● Task
Gather up all lines that carry the word "chart".

● Extracted entries
┄┄┄┄┄┄┄┄┄┄

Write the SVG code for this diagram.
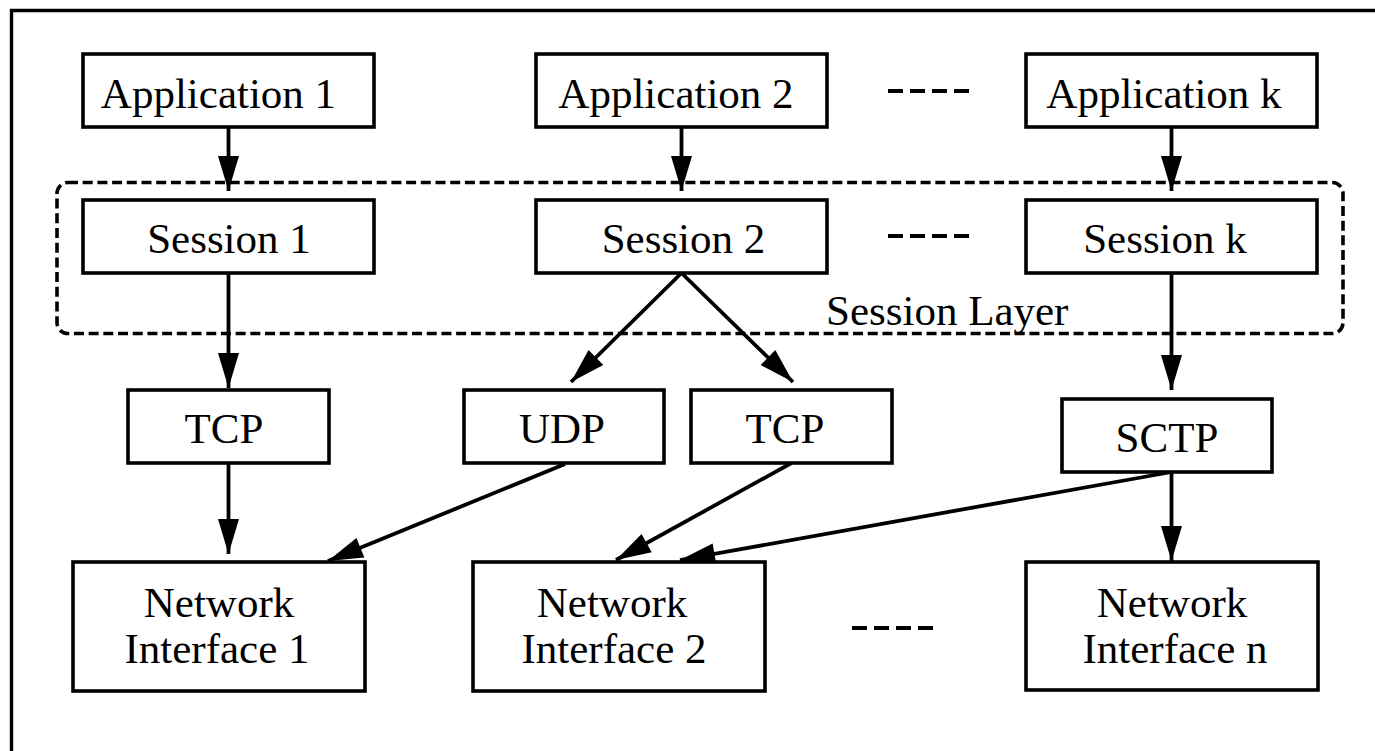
<svg xmlns="http://www.w3.org/2000/svg" width="1375" height="751" viewBox="0 0 1375 751">
  <defs>
    <marker id="arrow" markerUnits="userSpaceOnUse" markerWidth="36" markerHeight="22" refX="35" refY="10.5" orient="auto" overflow="visible">
      <polygon points="0,0 35,10.5 0,21" fill="#000"/>
    </marker>
    <style>
      .box { fill: #fff; stroke: #000; stroke-width: 3.6; }
      .lbl { font-family: "Liberation Serif", "Times New Roman", serif; font-size: 43px; fill: #000; text-anchor: middle; }
      .edge { fill: none; stroke: #000; stroke-width: 3.8; marker-end: url(#arrow); }
      .dots { stroke: #000; stroke-width: 4.2; stroke-dasharray: 15 7; }
      .cluster { fill: none; stroke: #000; stroke-width: 3.6; stroke-dasharray: 10 4.7; }
    </style>
  </defs>

  <rect width="1375" height="751" fill="#fff"/>
  <!-- page frame -->
  <path d="M11.5,751 V10.5 H1375" fill="none" stroke="#000" stroke-width="3.4"/>

  <!-- session layer cluster -->
  <g id="session-layer">
    <rect class="cluster" x="57" y="182.5" width="1286" height="151" rx="11" ry="11"/>
    <text class="lbl" x="826" y="325" style="text-anchor:start">Session Layer</text>
  </g>

  <!-- connectors -->
  <g id="connectors">
    <line class="edge" x1="228.5" y1="127" x2="228.5" y2="191"/>
    <line class="edge" x1="681.5" y1="127" x2="681.5" y2="191"/>
    <line class="edge" x1="1171.5" y1="127" x2="1171.5" y2="191"/>
    <line class="edge" x1="228.5" y1="273" x2="228.5" y2="388"/>
    <line class="edge" x1="681.5" y1="273" x2="571" y2="382"/>
    <line class="edge" x1="681.5" y1="273" x2="793" y2="382"/>
    <line class="edge" x1="1171.5" y1="273" x2="1171.5" y2="390"/>
    <line class="edge" x1="228.5" y1="463" x2="228.5" y2="554"/>
    <line class="edge" x1="565" y1="464" x2="328" y2="561"/>
    <line class="edge" x1="791.5" y1="463" x2="616" y2="560"/>
    <line class="edge" x1="1171.5" y1="472" x2="680" y2="560"/>
    <line class="edge" x1="1171.5" y1="472" x2="1171.5" y2="561"/>
  </g>

  <!-- ellipsis marks between columns -->
  <g id="ellipses">
    <line class="dots" x1="888" y1="91" x2="969" y2="91"/>
    <line class="dots" x1="888" y1="236" x2="969" y2="236"/>
    <line class="dots" x1="852" y1="628" x2="933" y2="628"/>
  </g>

  <!-- application row -->
  <g id="app1">
    <rect class="box" x="83" y="54" width="291" height="73"/>
    <text class="lbl" x="218.5" y="108">Application 1</text>
  </g>
  <g id="app2">
    <rect class="box" x="536" y="54" width="291" height="73"/>
    <text class="lbl" x="676" y="108">Application 2</text>
  </g>
  <g id="appk">
    <rect class="box" x="1026" y="54" width="291" height="73"/>
    <text class="lbl" x="1164" y="108">Application k</text>
  </g>

  <!-- session row -->
  <g id="session1">
    <rect class="box" x="83" y="200" width="291" height="73"/>
    <text class="lbl" x="229" y="253">Session 1</text>
  </g>
  <g id="session2">
    <rect class="box" x="536" y="200" width="291" height="73"/>
    <text class="lbl" x="683.5" y="253">Session 2</text>
  </g>
  <g id="sessionk">
    <rect class="box" x="1026" y="200" width="291" height="73"/>
    <text class="lbl" x="1165" y="253">Session k</text>
  </g>

  <!-- transport row -->
  <g id="tcp1">
    <rect class="box" x="128" y="390" width="201" height="73"/>
    <text class="lbl" x="224" y="443">TCP</text>
  </g>
  <g id="udp">
    <rect class="box" x="464" y="390" width="200" height="73"/>
    <text class="lbl" x="562" y="443">UDP</text>
  </g>
  <g id="tcp2">
    <rect class="box" x="691" y="390" width="201" height="73"/>
    <text class="lbl" x="785" y="443">TCP</text>
  </g>
  <g id="sctp">
    <rect class="box" x="1062" y="399" width="210" height="73"/>
    <text class="lbl" x="1167" y="452">SCTP</text>
  </g>

  <!-- network interface row -->
  <g id="nif1">
    <rect class="box" x="73" y="562" width="292" height="129"/>
    <text class="lbl" x="219" y="617">Network</text>
    <text class="lbl" x="217" y="663">Interface 1</text>
  </g>
  <g id="nif2">
    <rect class="box" x="473" y="562" width="292" height="129"/>
    <text class="lbl" x="612" y="617">Network</text>
    <text class="lbl" x="614" y="663">Interface 2</text>
  </g>
  <g id="nifn">
    <rect class="box" x="1026" y="562" width="292" height="128"/>
    <text class="lbl" x="1172" y="617">Network</text>
    <text class="lbl" x="1175" y="663">Interface n</text>
  </g>
</svg>
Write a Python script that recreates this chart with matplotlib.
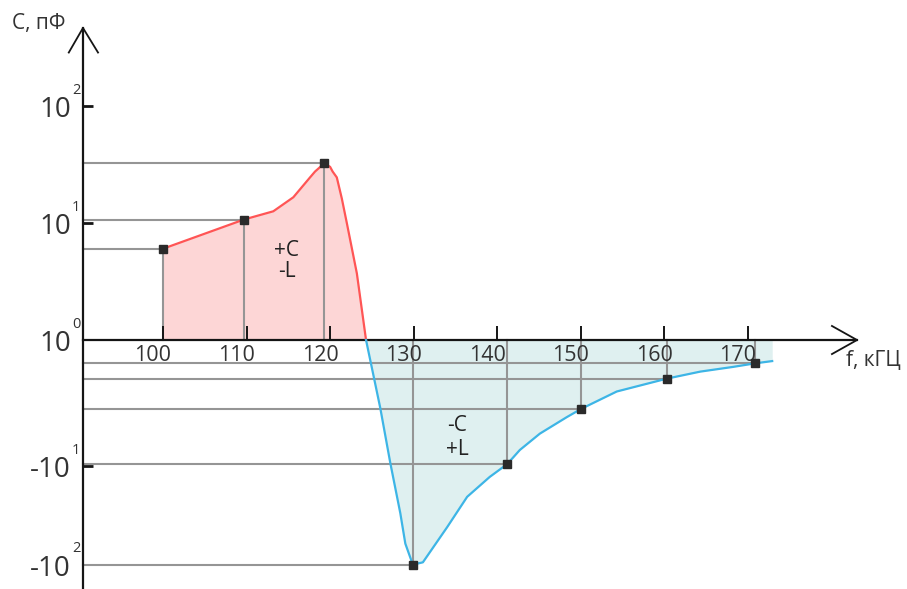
import matplotlib
matplotlib.use('Agg')
import matplotlib.pyplot as plt

plt.rcParams['font.family'] = ['Open Sans', 'DejaVu Sans']

# positive branch (+C, -L): frequency in kHz, height in decades on the drawn scale
red_f = [100.0, 109.7, 113.2, 115.6, 117.6, 118.2, 119.3, 120.0, 120.3, 120.8,
         121.4, 122.0, 123.2, 124.3]
red_u = [0.78, 1.03, 1.10, 1.22, 1.39, 1.44, 1.51, 1.48, 1.44, 1.39,
         1.21, 1.00, 0.57, 0.0]
red_pts_f = [100.0, 109.7, 119.3]
red_pts_u = [0.78, 1.03, 1.51]

# negative branch (-C, +L)
blue_f = [124.3, 126.0, 127.2, 128.4, 129.0, 129.9, 130.5, 131.1, 134.0, 136.4,
          139.1, 141.2, 142.7, 145.1, 148.3, 150.0, 154.3, 160.3, 164.3, 168.2,
          170.8, 172.9]
blue_u = [0.0, -0.58, -1.05, -1.48, -1.74, -1.92, -1.91, -1.90, -1.60, -1.34,
          -1.17, -1.06, -0.94, -0.80, -0.66, -0.59, -0.44, -0.33, -0.27, -0.23,
          -0.20, -0.18]
blue_pts_f = [129.9, 141.2, 150.0, 160.3, 170.8]
blue_pts_u = [-1.92, -1.06, -0.59, -0.33, -0.20]

x_ticks = [100, 110, 120, 130, 140, 150, 160, 170]
y_ticks = [2.0, 1.0, 0.0, -1.08, -1.92]
y_marks = [2.0, 1.0, -1.08]
y_bases = ['10', '10', '10', '-10', '-10']
y_exps = ['2', '1', '0', '1', '2']

y_axis_f = 90.43     # where the vertical axis crosses
x_tip = 183.05
y_tip = 2.667

fig = plt.figure(figsize=(9.07, 5.89), dpi=100)
ax = fig.add_axes([0, 0, 1, 1])
ax.set_xlim(80.5, 189.03)
ax.set_ylim(-2.128, 2.906)
ax.patch.set_visible(False)

ink = '#151515'
for s in ['top', 'right']:
    ax.spines[s].set_visible(False)
ax.spines['left'].set_position(('data', y_axis_f))
ax.spines['left'].set_bounds(-2.128, y_tip)
ax.spines['bottom'].set_position(('data', 0))
ax.spines['bottom'].set_bounds(y_axis_f, x_tip)
for s in ['left', 'bottom']:
    ax.spines[s].set_linewidth(1.6)
    ax.spines[s].set_color(ink)

# open arrow heads
ax.plot([y_axis_f - 1.7, y_axis_f, y_axis_f + 1.8], [y_tip - 0.21, y_tip, y_tip - 0.21],
        color=ink, lw=1.3, clip_on=False)
ax.plot([x_tip - 3.0, x_tip, x_tip - 3.0], [0.12, 0, -0.12], color=ink, lw=1.3, clip_on=False)

ax.set_xticks(x_ticks)
ax.set_xticklabels([])
ax.set_yticks(y_marks)
ax.set_yticklabels([])
ax.tick_params(axis='x', direction='in', length=10, width=1.4, color=ink)
ax.tick_params(axis='y', direction='in', length=7, width=2, color=ink)

for t in x_ticks:
    ax.annotate(str(t), (t, 0), xytext=(-10, -15), textcoords='offset pixels',
                ha='center', va='center', fontsize=15.5, color='#333333')
for u, b, e in zip(y_ticks, y_bases, y_exps):
    ax.annotate(b, (y_axis_f, u), xytext=(-12, -4), textcoords='offset pixels',
                ha='right', va='center', fontsize=20, color='#333333')
    ax.annotate(e, (y_axis_f, u), xytext=(-11, 16), textcoords='offset pixels',
                ha='left', va='center', fontsize=10.5, color='#333333')

# guide lines from each measured point to both axes
guide = '#959595'
for f, u in zip(red_pts_f + blue_pts_f, red_pts_u + blue_pts_u):
    ax.plot([y_axis_f, f], [u, u], color=guide, lw=1.5, zorder=1)
    ax.plot([f, f], [0, u], color=guide, lw=1.5, zorder=1)

ax.fill_between(red_f, red_u, 0, color='#fdd6d6', lw=0, zorder=0)
ax.fill_between(blue_f, blue_u, 0, color='#dff0f0', lw=0, zorder=0)
ax.plot(red_f, red_u, color='#ff5555', lw=1.6, zorder=3)
ax.plot(blue_f, blue_u, color='#3db5e6', lw=1.6, zorder=3)
ax.plot(red_pts_f + blue_pts_f, red_pts_u + blue_pts_u, 's', color='#2a2a2a',
        ms=6, zorder=4)

ax.text(114.8, 0.675, '+C\n-L', ha='center', va='center', fontsize=15,
        color='#222222', linespacing=1.0)
ax.text(135.2, -0.83, '-C\n+L', ha='center', va='center', fontsize=15,
        color='#222222', linespacing=1.2)

ax.text(81.9, 2.709, 'C, пФ', ha='left', va='center', fontsize=15, color='#333333')
ax.text(181.7, -0.171, 'f, кГЦ', ha='left', va='center', fontsize=15, color='#333333')

fig.savefig('out.png', dpi=100)
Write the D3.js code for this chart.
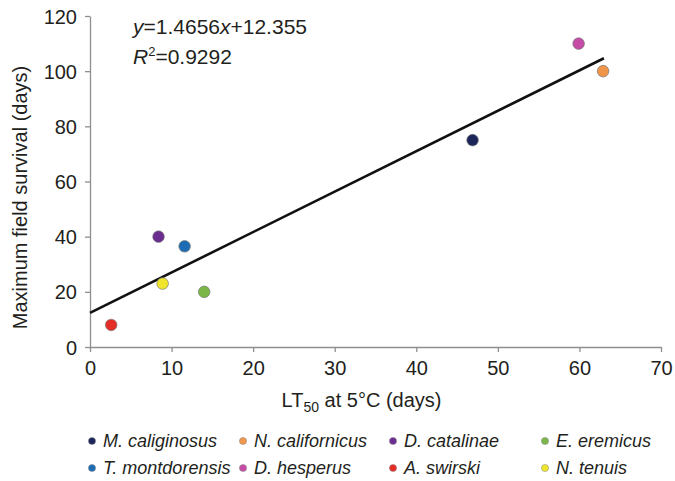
<!DOCTYPE html>
<html>
<head>
<meta charset="utf-8">
<script src="https://cdn.jsdelivr.net/npm/d3@7"></script>
<style>
  html, body { margin: 0; padding: 0; background: #fff; }
  svg { display: block; font-family: "Liberation Sans", Arial, Helvetica, sans-serif; }
</style>
</head>
<body>
<svg id="chart" width="675" height="481"></svg>
<script>
// ---- data ----
const species = ["M. caliginosus", "N. californicus", "D. catalinae", "E. eremicus",
                 "T. montdorensis", "D. hesperus", "A. swirski", "N. tenuis"];
const lt50 = [46.9, 62.9, 8.4, 14.0, 11.6, 59.9, 2.6, 8.9];
const survival = [75, 100, 40, 20, 36.5, 110, 8, 23];
const colors = ["#1c2559", "#f0964a", "#6b2d8f", "#7ab648", "#1d6db5", "#c64ba6", "#e52d27", "#efe52c"];
const slope = 1.4656, intercept = 12.355, r2 = 0.9292;
const fitRange = [0, 63];
const xTicks = [0, 10, 20, 30, 40, 50, 60, 70];
const yTicks = [0, 20, 40, 60, 80, 100, 120];

// ---- layout ----
const svg = d3.select("#chart");
const mLeft = 90, mRight = 661, mTop = 16, mBottom = 347;
const x = d3.scaleLinear().domain([0, 70]).range([mLeft, mRight]);
const y = d3.scaleLinear().domain([0, 120]).range([mBottom, mTop]);
const axisColor = "#8f8f8f";
const textColor = "#231f20";

// axes
const gx = svg.append("g").attr("transform", `translate(0,${mBottom})`)
  .call(d3.axisBottom(x).tickValues(xTicks).tickSize(5).tickPadding(9).tickSizeOuter(0));
const gy = svg.append("g").attr("transform", `translate(${mLeft},0)`)
  .call(d3.axisLeft(y).tickValues(yTicks).tickSize(5).tickPadding(8).tickSizeOuter(0));
[gx, gy].forEach(g => {
  g.select(".domain").attr("stroke", axisColor).attr("stroke-width", 1.3);
  g.selectAll(".tick line").attr("stroke", axisColor).attr("stroke-width", 1.3);
  g.selectAll(".tick text").attr("fill", textColor).style("font-size", "20px")
    .style("font-family", "'Liberation Sans', Arial, sans-serif");
});
gy.selectAll(".tick text").attr("dy", "0.35em");

// axis titles
const xt = svg.append("text").attr("x", (mLeft + mRight) / 2 - 14).attr("y", 407)
  .attr("text-anchor", "middle").attr("fill", textColor).style("font-size", "20px");
xt.append("tspan").text("LT");
xt.append("tspan").text("50").style("font-size", "14px").attr("dy", 5);
xt.append("tspan").text(" at 5°C (days)").attr("dy", -5);

svg.append("text").attr("transform", `translate(27,${(mTop + mBottom) / 2 + 16}) rotate(-90)`)
  .attr("text-anchor", "middle").attr("fill", textColor).style("font-size", "20px")
  .text("Maximum field survival (days)");

// regression line
svg.append("line")
  .attr("x1", x(fitRange[0])).attr("y1", y(slope * fitRange[0] + intercept))
  .attr("x2", x(fitRange[1])).attr("y2", y(slope * fitRange[1] + intercept))
  .attr("stroke", "#111").attr("stroke-width", 2.6);

// points
svg.append("g").selectAll("circle").data(species).join("circle")
  .attr("cx", (d, i) => x(lt50[i])).attr("cy", (d, i) => y(survival[i]))
  .attr("r", 5.8).attr("fill", (d, i) => colors[i])
  .attr("stroke", "#7a7a7a").attr("stroke-width", 0.7);

// equation
const eq = svg.append("text").attr("x", 133).attr("y", 34).attr("fill", textColor).style("font-size", "21px");
eq.append("tspan").text("y").style("font-style", "italic");
eq.append("tspan").text("=" + slope + "");
eq.append("tspan").text("x").style("font-style", "italic");
eq.append("tspan").text("+" + intercept);
const rt = svg.append("text").attr("x", 133).attr("y", 64).attr("fill", textColor).style("font-size", "21px");
rt.append("tspan").text("R").style("font-style", "italic");
rt.append("tspan").text("2").style("font-size", "13px").attr("dy", -8);
rt.append("tspan").text("=" + r2).attr("dy", 8);

// legend
const colX = [92, 243, 393, 545];
const rowY = [441, 468];
const lg = svg.append("g").selectAll("g").data(species).join("g")
  .attr("transform", (d, i) => `translate(${colX[i % 4]},${rowY[Math.floor(i / 4)]})`);
lg.append("circle").attr("r", 3.6).attr("fill", (d, i) => colors[i])
  .attr("stroke", "#8a8a8a").attr("stroke-width", 0.5);
lg.append("text").attr("x", 11).attr("y", 6).attr("fill", textColor)
  .style("font-size", "18px").style("font-style", "italic").text(d => d);
</script>
</body>
</html>
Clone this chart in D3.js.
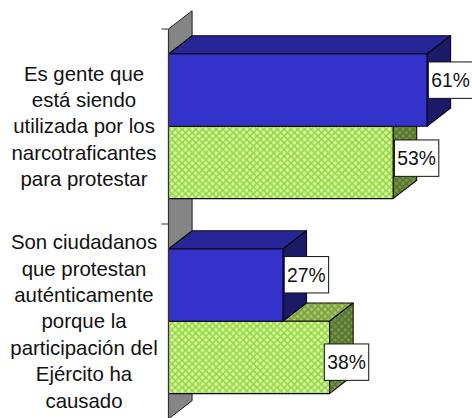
<!DOCTYPE html>
<html><head><meta charset="utf-8">
<script src="https://cdn.jsdelivr.net/npm/d3@7"></script>
<style>html,body{margin:0;padding:0;background:#fff;overflow:hidden}svg{display:block}text{font-family:"Liberation Sans",Arial,sans-serif;fill:#111}</style>
</head><body><script>
const categories = ["A", "B"];
const categoryLines = [
  ["Es gente que","está siendo","utilizada por los","narcotraficantes","para protestar"],
  ["Son ciudadanos","que protestan","auténticamente","porque la","participación del","Ejército ha","causado"]
];
const seriesNames = ["s1", "s2"];
const seriesValues = [[61, 53], [27, 38]];
const valueLabels = [["61%", "53%"], ["27%", "38%"]];

const W = 472, H = 418;
const dx = 23.6, dy = -18.3;
const x0 = 168.5;
const x = d3.scaleLinear().domain([0, 61]).range([x0, 427]);
const y = d3.scaleBand().domain(categories).range([29, 419]);
const inner = d3.scaleBand().domain(seriesNames).range([25, 169.6]);
// hand-placed label offsets from the bar end / bar centre
const nudge = [[[23.5,-10],[23.5,-4.3]],[[23.5,-10.4],[17,4.7]]];
const lineH = 26.35;
const labelTop = [80.5, 249.4];

const svg = d3.select("body").append("svg").attr("width", W).attr("height", H);
const defs = svg.append("defs");
function mkPattern(id, base, dark, light) {
  const T = 6.8, h = T/2, r = 1.9;
  const p = defs.append("pattern").attr("id", id).attr("patternUnits","userSpaceOnUse")
    .attr("width",T).attr("height",T).attr("x",x0).attr("y",0);
  p.append("rect").attr("width",T).attr("height",T).attr("fill",base);
  p.append("path").attr("d",`M0,0L${T},${T}M${T},0L0,${T}`).attr("stroke",dark).attr("stroke-width",1.2);
  [[h,0],[0,h],[T,h],[h,T]].forEach(c => {
    p.append("path").attr("d",`M${c[0]},${c[1]-r}L${c[0]+r},${c[1]}L${c[0]},${c[1]+r}L${c[0]-r},${c[1]}Z`).attr("fill",light);
  });
}
mkPattern("gFront","#b4ea66","#9bd03a","#d0fcb4");
mkPattern("gTop","#8db04e","#7b9d37","#a6c870");
mkPattern("gSide","#62803a","#537326","#78984f");

const poly = pts => "M" + pts.map(p => p.join(",")).join("L") + "Z";
const stroke = "#0a0a0a";

// wall
const yTop = y.range()[0], yBot = y.range()[1];
svg.append("path").attr("d", poly([[x0,yTop],[x0+dx,yTop+dy],[x0+dx,yBot+dy],[x0,yBot]]))
  .attr("fill","#858585").attr("stroke","#222").attr("stroke-width",1);
// ticks
svg.selectAll(".tick").data(y.domain().concat("end")).join("line")
  .attr("x1", x0-7).attr("x2", x0)
  .attr("y1", d => d==="end" ? yBot : y(d)).attr("y2", d => d==="end" ? yBot : y(d))
  .attr("stroke","#333");

const fills = [
  {front:"#3333cc", top:"#262699", side:"#1a1a66"},
  {front:"url(#gFront)", top:"url(#gTop)", side:"url(#gSide)"}
];
categories.forEach((c,ci) => {
  [1,0].forEach(si => {
    const bw = inner.bandwidth();
    const t = y(c) + inner(seriesNames[si]), b = t + bw, r = x(seriesValues[ci][si]);
    const g = svg.append("g").attr("stroke",stroke).attr("stroke-width",1.1).attr("stroke-linejoin","round");
    g.append("path").attr("d", poly([[x0,t],[x0+dx,t+dy],[r+dx,t+dy],[r,t]])).attr("fill",fills[si].top);
    g.append("path").attr("d", poly([[r,t],[r+dx,t+dy],[r+dx,b+dy],[r,b]])).attr("fill",fills[si].side);
    g.append("path").attr("d", poly([[x0,t],[r,t],[r,b],[x0,b]])).attr("fill",fills[si].front);
  });
});
// axis line
svg.append("line").attr("x1",x0).attr("x2",x0).attr("y1",yTop).attr("y2",yBot).attr("stroke","#333").attr("stroke-width",1.2);

// value labels
categories.forEach((c,ci) => seriesNames.forEach((s,si) => {
  const cx = x(seriesValues[ci][si]) + nudge[ci][si][0];
  const cy = y(c) + inner(s) + inner.bandwidth()/2 + nudge[ci][si][1];
  svg.append("rect").attr("x",cx-22.2).attr("y",cy-18.2).attr("width",44.4).attr("height",36.4)
    .attr("fill","#fff").attr("stroke","#111").attr("stroke-width",1);
  svg.append("text").attr("x",cx).attr("y",cy+7).attr("text-anchor","middle").attr("font-size",19.3).text(valueLabels[ci][si]);
}));
// category labels
categoryLines.forEach((lines,ci) => {
  svg.selectAll(null).data(lines).join("text")
    .attr("x",84).attr("y",(d,i)=>labelTop[ci]+i*lineH)
    .attr("text-anchor","middle").attr("font-size",20.4).text(d=>d);
});
</script></body></html>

┄┄┄┄┄┄┄┄┄┄

● Correct response
Write a Python script that recreates this chart with matplotlib.
Write the D3.js code for this chart.
<svg id="chart" width="675" height="481"></svg>
const svg = d3.select("#chart");
Clone this chart in D3.js.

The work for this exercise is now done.